Tutto sommato, un tema iconografico abbastanza riconoscibile e praticato, non del tutto eccentrico, o esclusivamente unico, quindi, rintracciabile in qualche skyphos (σκύφος) di Pistoxenos. I forti dubbi che tuttavia s’addensano sul trono di Boston contribuiscono a rendere più vulnerabile alle osservazioni critiche anche il “gemello” di Palazzo Altemps?
Bottino di guerra
È possibile persino che il Trono Ludovisi sia stato trafugato, addirittura in epoca repubblicana, quale bottino di guerra, in seguito alla sconfitta di Annibale, verso la fine del III sec. a.
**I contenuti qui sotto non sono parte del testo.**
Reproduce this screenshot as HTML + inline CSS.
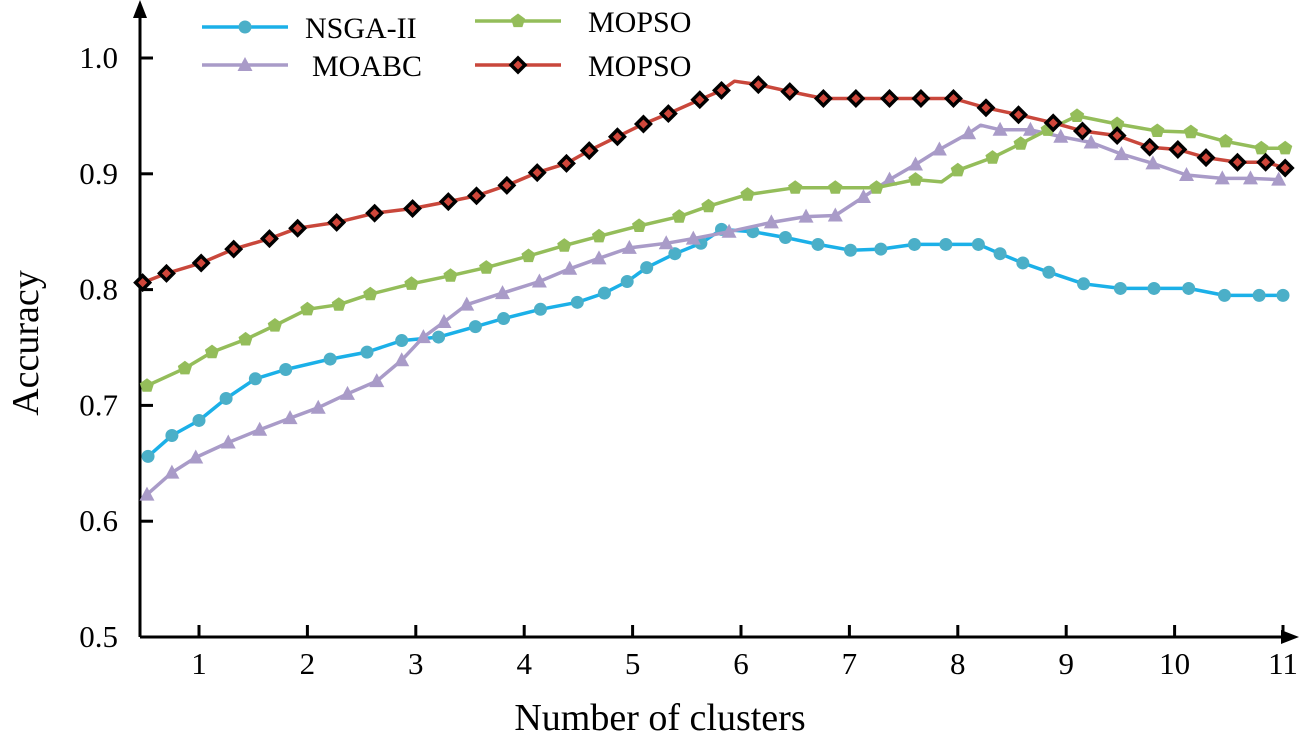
<!DOCTYPE html>
<html><head><meta charset="utf-8"><style>
html,body{margin:0;padding:0;background:#fff;}
svg{display:block;font-family:"Liberation Serif",serif;}
</style></head><body>
<svg id="chart" width="1300" height="742" viewBox="0 0 1300 742" xmlns="http://www.w3.org/2000/svg"></svg>
<script>
const xTicks=[1,2,3,4,5,6,7,8,9,10,11];
const yTicks=[0.5,0.6,0.7,0.8,0.9,1.0];
const yTickLabels=["0.5","0.6","0.7","0.8","0.9","1.0"];
const nsgaX=[0.53,0.75,1.00,1.25,1.52,1.80,2.21,2.55,2.87,3.21,3.55,3.81,4.15,4.49,4.74,4.95,5.13,5.39,5.63,5.82,6.11,6.41,6.71,7.01,7.29,7.60,7.89,8.19,8.39,8.60,8.84,9.16,9.50,9.81,10.13,10.46,10.78,11.00];
const nsgaY=[0.656,0.674,0.687,0.706,0.723,0.731,0.740,0.746,0.756,0.759,0.768,0.775,0.783,0.789,0.797,0.807,0.819,0.831,0.840,0.852,0.850,0.845,0.839,0.834,0.835,0.839,0.839,0.839,0.831,0.823,0.815,0.805,0.801,0.801,0.801,0.795,0.795,0.795];
const moabcX=[0.52,0.75,0.97,1.27,1.56,1.84,2.10,2.37,2.64,2.87,3.07,3.26,3.47,3.80,4.14,4.42,4.69,4.97,5.31,5.56,5.89,6.28,6.60,6.87,7.13,7.37,7.61,7.83,8.10,8.21,8.39,8.67,8.95,9.23,9.51,9.80,10.11,10.44,10.70,10.96];
const moabcY=[0.623,0.642,0.655,0.668,0.679,0.689,0.698,0.710,0.721,0.739,0.759,0.772,0.787,0.797,0.807,0.818,0.827,0.836,0.840,0.844,0.850,0.858,0.863,0.864,0.880,0.895,0.908,0.921,0.935,0.942,0.938,0.938,0.932,0.927,0.917,0.909,0.899,0.896,0.896,0.895];
const moabcNoMark=[29];
const mopsoX=[0.52,0.87,1.12,1.43,1.70,2.00,2.29,2.58,2.96,3.32,3.65,4.04,4.37,4.69,5.06,5.43,5.70,6.06,6.50,6.87,7.25,7.61,7.85,8.00,8.32,8.58,8.83,9.10,9.47,9.84,10.15,10.47,10.80,11.02];
const mopsoY=[0.717,0.732,0.746,0.757,0.769,0.783,0.787,0.796,0.805,0.812,0.819,0.829,0.838,0.846,0.855,0.863,0.872,0.882,0.888,0.888,0.888,0.895,0.893,0.903,0.914,0.926,0.938,0.950,0.943,0.937,0.936,0.928,0.922,0.922];
const mopsoNoMark=[22];
const mopso2X=[0.48,0.70,1.02,1.32,1.65,1.91,2.27,2.62,2.97,3.30,3.56,3.84,4.12,4.39,4.60,4.86,5.10,5.33,5.62,5.82,5.94,6.16,6.45,6.76,7.06,7.37,7.66,7.96,8.26,8.56,8.88,9.15,9.47,9.77,10.03,10.29,10.58,10.84,11.02];
const mopso2Y=[0.806,0.814,0.823,0.835,0.844,0.853,0.858,0.866,0.870,0.876,0.881,0.890,0.901,0.909,0.920,0.932,0.943,0.952,0.964,0.972,0.980,0.977,0.971,0.965,0.965,0.965,0.965,0.965,0.957,0.951,0.944,0.937,0.933,0.923,0.921,0.914,0.910,0.910,0.905];
const mopso2NoMark=[20];

const NS="http://www.w3.org/2000/svg";
const svg=document.getElementById('chart');
function X(v){return 199+(v-1)*108.4;}
function Y(a){return 58+(1-a)*1158;}
function mk(tag,attrs,parent){const e=document.createElementNS(NS,tag);for(const k in attrs)e.setAttribute(k,attrs[k]);(parent||svg).appendChild(e);return e;}

const ax=mk('g',{});


mk('line',{x1:140,y1:637,x2:140,y2:14,stroke:'#000','stroke-width':3},ax);
mk('polygon',{points:'140,0 133,18 147,18',fill:'#000'},ax);
mk('line',{x1:140,y1:637,x2:1285,y2:637,stroke:'#000','stroke-width':3},ax);
mk('polygon',{points:'1299,637 1281,630 1281,644',fill:'#000'},ax);
xTicks.forEach(t=>{
  const tk=mk('line',{x1:X(t),y1:637,x2:X(t),y2:625,stroke:'#000','stroke-width':3},ax);
  
  
  const tl=mk('text',{x:X(t),y:674,'font-size':31,'text-anchor':'middle'},ax);
  tl.textContent=String(t);
  
  
});
yTicks.forEach((t,i)=>{
  if(t>0.5){
    const tk=mk('line',{x1:140,y1:Y(t),x2:153,y2:Y(t),stroke:'#000','stroke-width':3},ax);
    
    
  }
  const tl=mk('text',{x:118,y:Y(t)+10,'font-size':31,'text-anchor':'end'},ax);
  tl.textContent=yTickLabels[i];
  
  
});
const yt=mk('text',{x:0,y:0,'font-size':38,'text-anchor':'middle',transform:'translate(38,343) rotate(-90)'});
yt.textContent='Accuracy';


const xt=mk('text',{x:660,y:730,'font-size':38,'text-anchor':'middle'});
xt.textContent='Number of clusters';



function marker(type,x,y,g){
  if(type==='circle') return mk('circle',{cx:x,cy:y,r:6.5,fill:'#4bafc8'},g);
  if(type==='tri') return mk('polygon',{points:`${x},${y-8} ${x-7.5},${y+6} ${x+7.5},${y+6}`,fill:'#a99bc8'},g);
  if(type==='pent'){let p=[];for(let i=0;i<5;i++){const an=-Math.PI/2+i*2*Math.PI/5;p.push((x+7.5*Math.cos(an)).toFixed(1)+','+(y+7.5*Math.sin(an)).toFixed(1));}return mk('polygon',{points:p.join(' '),fill:'#94bd5a'},g);}
  if(type==='diam') return mk('polygon',{points:`${x},${y-7} ${x+7},${y} ${x},${y+7} ${x-7},${y}`,fill:'#d0473b',stroke:'#000','stroke-width':3.5},g);
}
function series(name,xs,ys,color,type,noMark){
  const g=mk('g',{});
  
  
  const pts=xs.map((v,i)=>X(v).toFixed(1)+','+Y(ys[i]).toFixed(1)).join(' ');
  const pl=mk('polyline',{points:pts,fill:'none',stroke:color,'stroke-width':3.5,'stroke-linejoin':'round'},g);
  
  
  xs.forEach((v,i)=>{
    if(noMark&&noMark.includes(i))return;
    const m=marker(type,X(v),Y(ys[i]),g);
    
    
  });
}
series('nsga-ii-series',nsgaX,nsgaY,'#1bb0e8','circle');
series('moabc-series',moabcX,moabcY,'#a99bc8','tri',moabcNoMark);
series('mopso-green-series',mopsoX,mopsoY,'#94bd5a','pent',mopsoNoMark);
series('mopso-red-series',mopso2X,mopso2Y,'#c9473b','diam',mopso2NoMark);

const lg=mk('g',{});


const entries=[
 {lx:202,ly:27,tx:305,label:'NSGA-II',color:'#1bb0e8',type:'circle'},
 {lx:475,ly:21,tx:588,label:'MOPSO',color:'#94bd5a',type:'pent'},
 {lx:202,ly:65,tx:312,label:'MOABC',color:'#a99bc8',type:'tri'},
 {lx:475,ly:65,tx:588,label:'MOPSO',color:'#c9473b',type:'diam'}
];
entries.forEach(e=>{
  const g=mk('g',{},lg);
  
  
  mk('line',{x1:e.lx,y1:e.ly,x2:e.lx+86,y2:e.ly,stroke:e.color,'stroke-width':3.5},g);
  marker(e.type,e.lx+43,e.ly,g);
  const t=mk('text',{x:e.tx,y:e.ly+11,'font-size':30},g);
  t.textContent=e.label;
});
</script>
</body></html>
C., per finire conservato nel tempio di Venere Erycina, insieme con la grande testa femminile detta “Acrolito Ludovisi”, di provenienza elima (ora entrambi al Museo Nazionale Romano), e poi riscoperti nella congerie di reperti ammassati negli Horti sallustiani (nel frattempo divenuti Villa Ludovisi), insieme con l’obelisco (oggi davanti a Trinità dei Monti) e il suo basamento di granito (invece nei giardinetti dell’Ara Coeli), provenendo dagli stessi paraggi dei due raffinati colossi del faraone Tolomeo II e della regina Arsinoe II (oggi al Museo gregoriano egizio).
Dea Ericyna
La forzata urbanizzazione della zona (con l’apertura delle odierne via Piemonte e via Abruzzi) ha ovviamente contribuito a confondere le tracce della scoperta, risalente al 1887.
Qualche anno più tardi, Eugen von Petersen (1836-1919), collaboratore di Pietro Paolo G. Orsi (1859-1935) a Locri, e giusto negli scavi del tempio ionico, avrebbe assimilato i due ritrovamenti (Acrolito e Trono), rinvenuti praticamente nella stessa zona, ritenendoli derivare da uno stesso santuario, ricordato dalle fonti storiche proprio in quella certa parte dell’urbe.
Attribuì ambedue, quello in forma di basamento e la grande testa tardo-arcaica, a una medesima struttura architettonica votata al culto di Afrodite Ericyna (Röm. Mitt., VII, 1892, p. 33 ss.), consistente quindi in una statua colossale e nell’ornatissimo e mastodontico zoccolo portante che, con consona imponenza, l’avrebbe dovuta sostenere.